- [Written request] Stop at the line containing "from matplotlib.ticker import": repeat exactly every line of the entries below from the first up to it, plus that line, with pictures omitted.

(Collected data)
'''

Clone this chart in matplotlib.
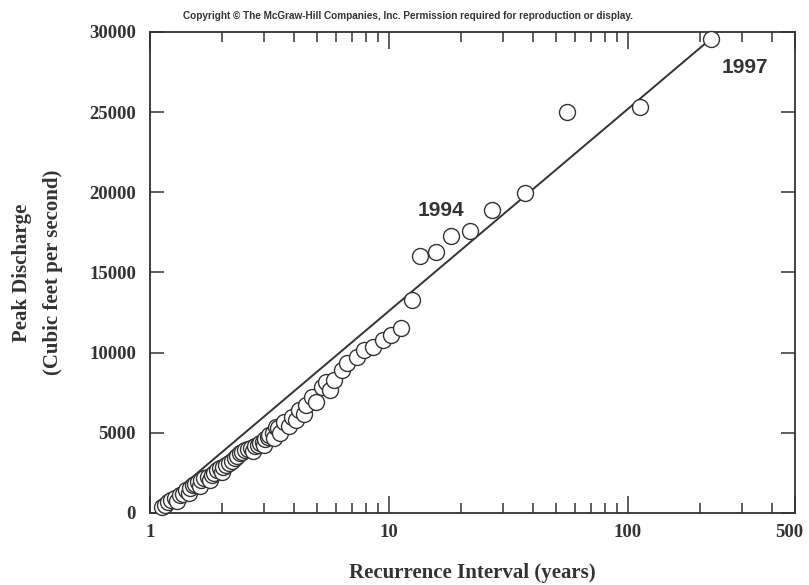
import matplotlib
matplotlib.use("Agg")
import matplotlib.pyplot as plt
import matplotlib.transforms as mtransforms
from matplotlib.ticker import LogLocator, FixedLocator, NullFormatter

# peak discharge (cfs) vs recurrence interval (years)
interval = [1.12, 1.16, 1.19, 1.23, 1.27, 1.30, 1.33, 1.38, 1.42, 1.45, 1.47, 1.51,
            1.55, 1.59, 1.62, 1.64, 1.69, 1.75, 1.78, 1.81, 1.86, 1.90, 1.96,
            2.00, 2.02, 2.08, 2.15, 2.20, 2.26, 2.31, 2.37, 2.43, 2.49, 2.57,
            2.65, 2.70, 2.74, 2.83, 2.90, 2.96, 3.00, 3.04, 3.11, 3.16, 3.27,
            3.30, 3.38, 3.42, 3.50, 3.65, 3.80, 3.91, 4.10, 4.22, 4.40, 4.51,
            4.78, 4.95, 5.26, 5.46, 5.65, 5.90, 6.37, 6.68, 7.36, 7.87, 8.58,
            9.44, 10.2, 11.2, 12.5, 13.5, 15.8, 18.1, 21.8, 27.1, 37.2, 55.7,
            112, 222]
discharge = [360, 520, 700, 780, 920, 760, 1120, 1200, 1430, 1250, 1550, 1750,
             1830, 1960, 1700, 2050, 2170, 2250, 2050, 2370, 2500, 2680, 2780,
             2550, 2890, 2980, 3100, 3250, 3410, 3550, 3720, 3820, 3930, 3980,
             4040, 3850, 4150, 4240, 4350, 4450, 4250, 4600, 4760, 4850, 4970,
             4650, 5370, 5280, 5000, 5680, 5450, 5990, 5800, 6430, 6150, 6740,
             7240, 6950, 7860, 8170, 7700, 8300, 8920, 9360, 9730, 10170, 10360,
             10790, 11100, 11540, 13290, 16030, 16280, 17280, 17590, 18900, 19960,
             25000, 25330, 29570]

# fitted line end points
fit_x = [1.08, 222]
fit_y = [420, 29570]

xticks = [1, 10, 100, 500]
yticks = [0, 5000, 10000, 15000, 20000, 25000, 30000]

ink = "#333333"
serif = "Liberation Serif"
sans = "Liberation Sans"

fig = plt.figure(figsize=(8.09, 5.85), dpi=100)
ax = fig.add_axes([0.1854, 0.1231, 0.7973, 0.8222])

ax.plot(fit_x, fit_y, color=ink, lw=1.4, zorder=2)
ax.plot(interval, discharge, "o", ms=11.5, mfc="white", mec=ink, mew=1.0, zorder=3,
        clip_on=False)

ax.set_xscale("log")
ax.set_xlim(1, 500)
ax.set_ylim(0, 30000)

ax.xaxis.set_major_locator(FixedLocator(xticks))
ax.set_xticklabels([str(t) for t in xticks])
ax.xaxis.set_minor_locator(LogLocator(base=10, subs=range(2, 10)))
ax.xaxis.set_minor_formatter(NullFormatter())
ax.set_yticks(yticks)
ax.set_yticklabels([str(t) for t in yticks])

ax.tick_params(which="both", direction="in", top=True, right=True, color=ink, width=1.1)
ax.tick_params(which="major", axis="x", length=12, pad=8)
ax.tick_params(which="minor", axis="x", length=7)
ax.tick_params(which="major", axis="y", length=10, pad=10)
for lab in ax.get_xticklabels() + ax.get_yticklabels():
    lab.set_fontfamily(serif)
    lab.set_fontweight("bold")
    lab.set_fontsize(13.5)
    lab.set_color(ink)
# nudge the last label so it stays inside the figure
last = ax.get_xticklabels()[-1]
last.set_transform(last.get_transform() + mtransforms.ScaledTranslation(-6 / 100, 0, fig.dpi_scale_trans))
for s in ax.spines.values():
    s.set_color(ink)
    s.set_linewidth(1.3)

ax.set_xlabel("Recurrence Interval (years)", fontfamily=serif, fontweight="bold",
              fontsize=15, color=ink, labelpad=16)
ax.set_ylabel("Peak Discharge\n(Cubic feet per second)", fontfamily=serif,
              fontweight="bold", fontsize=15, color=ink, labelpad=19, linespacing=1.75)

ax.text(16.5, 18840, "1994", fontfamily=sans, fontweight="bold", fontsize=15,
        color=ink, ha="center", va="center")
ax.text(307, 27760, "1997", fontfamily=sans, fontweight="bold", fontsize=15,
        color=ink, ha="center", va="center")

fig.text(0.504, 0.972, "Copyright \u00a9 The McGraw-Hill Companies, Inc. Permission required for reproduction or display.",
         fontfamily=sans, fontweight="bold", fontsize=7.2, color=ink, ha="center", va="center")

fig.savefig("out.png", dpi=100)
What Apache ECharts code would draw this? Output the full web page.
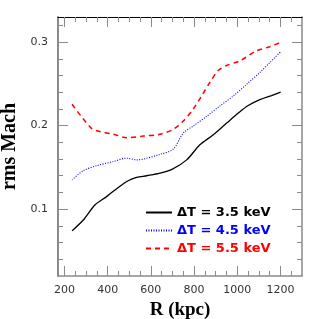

'''

- [Result of this task]
Clone this chart in matplotlib.
import matplotlib
matplotlib.use("Agg")
import matplotlib.pyplot as plt
import matplotlib.transforms as mtransforms
from matplotlib.ticker import LogLocator, FixedLocator, NullFormatter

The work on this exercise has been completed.